ANALYSIS OF THE COURT OF APPEAL’S DECISION IN THE CASE OF EARL CADOGAN v SPORTELLI
This case concerned two aspects of valuing the premium/price that is payable upon the purchase of a freehold, whether collectively (i.e. on behalf of a block of flats) or in relation to a single house (more commonly referred to as enfranchisement), and upon the extension of a lease of a flat.
The appeal to the Court of Appeal concerned the following:
(i)whether “hope value” should be included in the valuation calculation; and
(ii)what the “deferment rates” should be.
On 25th October 2007 the Court of Appeal handed down its judgment and held that:
1.Hope value (that is the future expectation of a freeholder receiving a 50% share of the marriage value from leaseholders who have yet to enfranchise) should be excluded in collective enfranchisements and lease extensions.
However, for single enfranchisement applications in relation to higher-value houses, hope value could be taken into account. It should be borne in mind that there was no specific appeal to the Court in relation to higher-value houses and the Lords Justices therefore upheld the Lands Tribunal’s finding that it should be included. The Court of Appeal, however, did caution that they preferred the finding of an earlier conflicting Lands Tribunal decision in which hope value was excluded for these type of claims altogether.
2.The Court set guideline deferment rates of 5% for flats and 4.75% for houses.

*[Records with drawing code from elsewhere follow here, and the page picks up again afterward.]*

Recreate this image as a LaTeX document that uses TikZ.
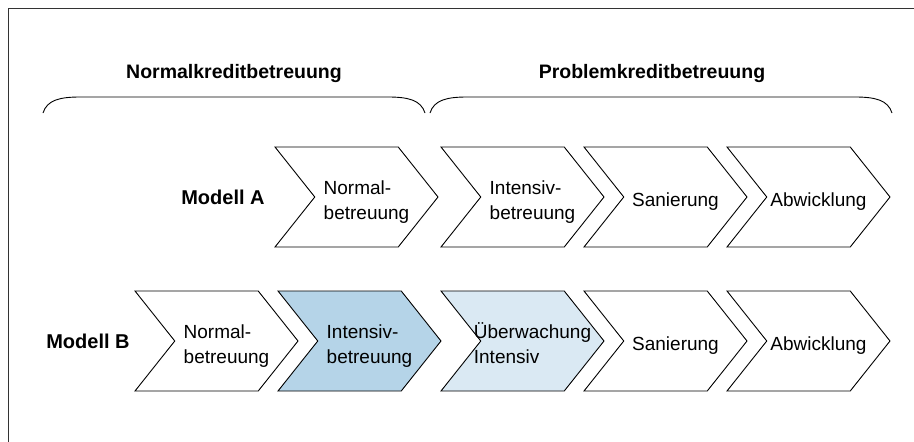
\documentclass[tikz,border=0pt]{standalone}
\usepackage{fontspec}
\setmainfont{Liberation Sans}
\usetikzlibrary{shapes.symbols}

\definecolor{stufeblau}{RGB}{181,212,232}
\definecolor{stufehell}{RGB}{218,233,243}

% text of a step, a little right of the middle
\newcommand{\stufe}[1]{\makebox[0pt]{\hspace*{20pt}\raisebox{-9pt}[0pt][0pt]{\begin{tabular}{@{}l@{}}#1\end{tabular}}}}

\begin{document}
\begin{tikzpicture}[
  x=1pt,y=-1pt,
  chev/.style={draw,line width=.9pt,shape=signal,signal from=west,signal to=east,
    signal pointer angle=103,minimum width=163pt,minimum height=100pt,inner sep=0pt,
    font=\fontsize{19}{25}\selectfont},
  head/.style={font=\fontsize{19.5}{24}\selectfont\bfseries},
  modell/.style={font=\fontsize{20}{24}\selectfont\bfseries}
]
  \useasboundingbox (0,0) rectangle (914,442);

  % frame, cut at the right and bottom
  \draw[line width=1.5pt,black!80] (8.5,442) -- (8.5,8.5) -- (914,8.5);

  % groups
  \node[head] (nkb) at (234,73) {Normalkreditbetreuung};
  \node[head] (pkb) at (652,73) {Problemkreditbetreuung};
  \draw[line width=.9pt] (43,113) .. controls (47,100) and (60,97) .. (80,97)
    -- (388,97) .. controls (408,97) and (421,100) .. (425,113);
  \draw[line width=.9pt] (430,113) .. controls (434,100) and (447,97) .. (467,97)
    -- (855,97) .. controls (875,97) and (888,100) .. (892,113);

  % Modell A
  \node[modell] (modA) at (223,197) {Modell A};
  \node[chev] (a1) at (356.5,197) {\stufe{Normal-\\betreuung}};
  \node[chev] (a2) at (522.5,197) {\stufe{Intensiv-\\betreuung}};
  \node[chev] (a3) at (665.5,197) {\stufe{Sanierung}};
  \node[chev] (a4) at (808.5,197) {\stufe{Abwicklung}};

  % Modell B
  \node[modell] (modB) at (88,341) {Modell B};
  \node[chev] (b1) at (216.5,341) {\stufe{Normal-\\betreuung}};
  \node[chev,fill=stufeblau] (b2) at (359.5,341) {\stufe{Intensiv-\\betreuung}};
  \node[chev,fill=stufehell] (b3) at (522.5,341) {\stufe{Überwachung\\Intensiv}};
  \node[chev] (b4) at (665.5,341) {\stufe{Sanierung}};
  \node[chev] (b5) at (808.5,341) {\stufe{Abwicklung}};
\end{tikzpicture}
\end{document}
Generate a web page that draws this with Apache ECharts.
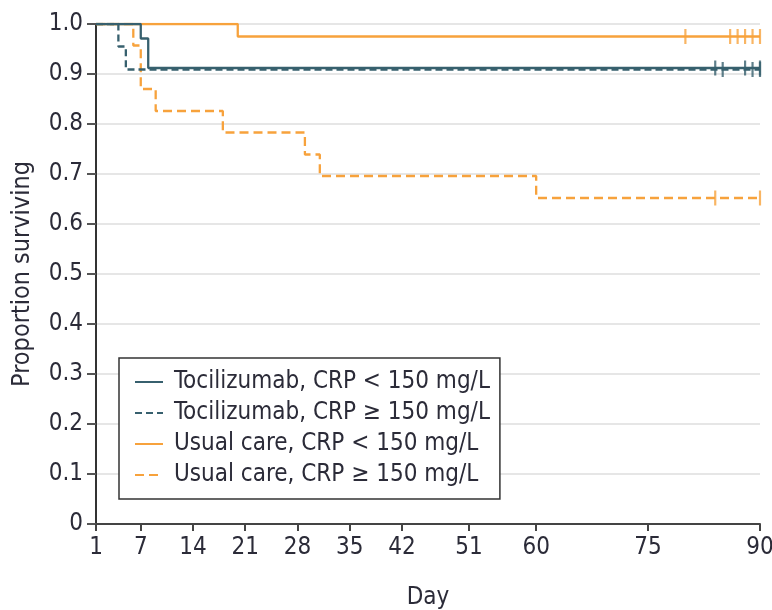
<!DOCTYPE html>
<html>
<head>
<meta charset="utf-8">
<script src="https://cdn.jsdelivr.net/npm/echarts@6/dist/echarts.min.js"></script>
<style>
html,body{margin:0;padding:0;background:#fff;}
#chart{width:772px;height:610px;}
</style>
</head>
<body>
<div id="chart"></div>
<script>
// Day tick labels on the x axis
const dayTicks = [1, 7, 14, 21, 28, 35, 42, 51, 60, 75, 90];

// Series names
const seriesNames = [
  'Tocilizumab, CRP < 150 mg/L',
  'Tocilizumab, CRP \u2265 150 mg/L',
  'Usual care, CRP < 150 mg/L',
  'Usual care, CRP \u2265 150 mg/L'
];

// Kaplan-Meier step data (event days and survival after event)
const tocLtDays = [1, 7, 8, 90];
const tocLtSurv = [1, 0.971, 0.912, 0.912];
const tocGeDays = [1, 4, 5, 90];
const tocGeSurv = [1, 0.955, 0.909, 0.909];
const ucLtDays = [1, 20, 90];
const ucLtSurv = [1, 0.975, 0.975];
const ucGeDays = [1, 6, 7, 9, 18, 29, 31, 60, 90];
const ucGeSurv = [1, 0.957, 0.870, 0.826, 0.783, 0.739, 0.696, 0.652, 0.652];

// Censoring marks (days)
const tocLtCensor = [84, 88, 90];
const tocGeCensor = [85, 89, 90];
const ucLtCensor = [80, 86, 87, 88, 89, 90];
const ucGeCensor = [84, 90];

const TEAL = '#37606e';
const ORANGE = '#f7a23c';
const TEXT = '#2b2b38';
const FONT = "'Liberation Sans Narrow', 'DejaVu Sans Condensed', 'Roboto', sans-serif";

function zip(a, b) { return a.map((v, i) => [v, b[i]]); }

function stepSeries(name, days, surv, color, dash) {
  return {
    name: name, type: 'line', step: 'end', symbol: 'none', showSymbol: false,
    data: zip(days, surv),
    lineStyle: { color: color, width: 2.3, type: dash },
    itemStyle: { color: color },
    z: 3
  };
}
function censorSeries(name, days, surv, color) {
  return {
    name: name, type: 'scatter', symbol: 'rect', symbolSize: [2.2, 15],
    data: days.map(d => [d, surv[surv.length - 1]]),
    itemStyle: { color: color },
    z: 4
  };
}

const chart = echarts.init(document.getElementById('chart'), null, { renderer: 'canvas' });
chart.setOption({
  animation: false,
  backgroundColor: '#fff',
  textStyle: { fontFamily: FONT },
  grid: { left: 96, right: 12, top: 24, bottom: 86, containLabel: false, outerBoundsMode: 'none' },
  xAxis: {
    type: 'value', min: 1, max: 90,
    name: 'Day', nameLocation: 'middle', nameGap: 62,
    nameTextStyle: { color: TEXT, fontSize: 24, fontFamily: FONT },
    axisLine: { show: true, lineStyle: { color: '#444', width: 2 } },
    axisTick: { show: true, length: 7, customValues: dayTicks, lineStyle: { color: '#444', width: 2 } },
    axisLabel: { customValues: dayTicks, color: TEXT, fontSize: 24, margin: 12, fontFamily: FONT },
    splitLine: { show: false }
  },
  yAxis: {
    type: 'value', min: 0, max: 1, interval: 0.1,
    name: 'Proportion surviving', nameLocation: 'middle', nameGap: 61,
    nameTextStyle: { color: TEXT, fontSize: 25, fontFamily: FONT },
    axisLine: { show: true, lineStyle: { color: '#333', width: 2 } },
    axisTick: { show: true, length: 9, lineStyle: { color: '#555', width: 2 } },
    axisLabel: {
      color: TEXT, fontSize: 24, margin: 13, fontFamily: FONT,
      formatter: v => (Math.abs(v) < 1e-9 ? '0' : v.toFixed(1))
    },
    splitLine: { show: true, lineStyle: { color: '#dedede', width: 1.5 } }
  },
  legend: {
    data: seriesNames,
    orient: 'vertical',
    left: 119, top: 358,
    padding: [12, 10, 12, 15],
    itemGap: 7,
    itemWidth: 28, itemHeight: 14,
    itemStyle: { opacity: 0 },
    borderColor: '#333', borderWidth: 1.5,
    backgroundColor: '#fff',
    textStyle: { color: TEXT, fontSize: 24, lineHeight: 24, padding: [0, 0, 0, 6], fontFamily: FONT }
  },
  series: [
    stepSeries(seriesNames[2], ucLtDays, ucLtSurv, ORANGE, 'solid'),
    stepSeries(seriesNames[3], ucGeDays, ucGeSurv, ORANGE, [9, 5]),
    stepSeries(seriesNames[0], tocLtDays, tocLtSurv, TEAL, 'solid'),
    stepSeries(seriesNames[1], tocGeDays, tocGeSurv, TEAL, [7, 4]),
    censorSeries('c1', ucLtCensor, ucLtSurv, ORANGE),
    censorSeries('c2', ucGeCensor, ucGeSurv, ORANGE),
    censorSeries('c3', tocLtCensor, tocLtSurv, TEAL),
    censorSeries('c4', tocGeCensor, tocGeSurv, TEAL)
  ]
});
</script>
</body>
</html>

The deferment rate is based on the freeholder’s diminution in value of his interest if an enfranchisement/lease extension application proceeds because the freeholder will lose the expectation of acquiring vacant possession (or postponing this as in the case of a lease extension) and will lose its entitlement to receive the ground rents. In practice, prior to the Sportelli decision, deferment rates were often as high as 9% or 10% in areas outside London and the Home Counties. Typically deferment rates in the Prime Central London (“PCL”) area were 6%. The lower the deferment rate, the higher the premium payable.
These guidelines were meant to create an element of stability but in giving its judgment the Court has expressly left the door open for higher rates to be applied in locations outside the PCL if the parties can produce evidence justifying the application of a different rate. This has clarified the position for tenants outside the PCL area that if their expert can provide the evidence that a higher deferment rate should be applied then it may mean that they can pay less for their freehold or new lease than was thought before the appeal. Regardless of where the property is it has also clarified that landlords should no longer attempt to introduce a hope value element to increase the amount payable.
Reported at; EARL CADOGAN v SPORTELLI [2007] EWCA Civ 1042.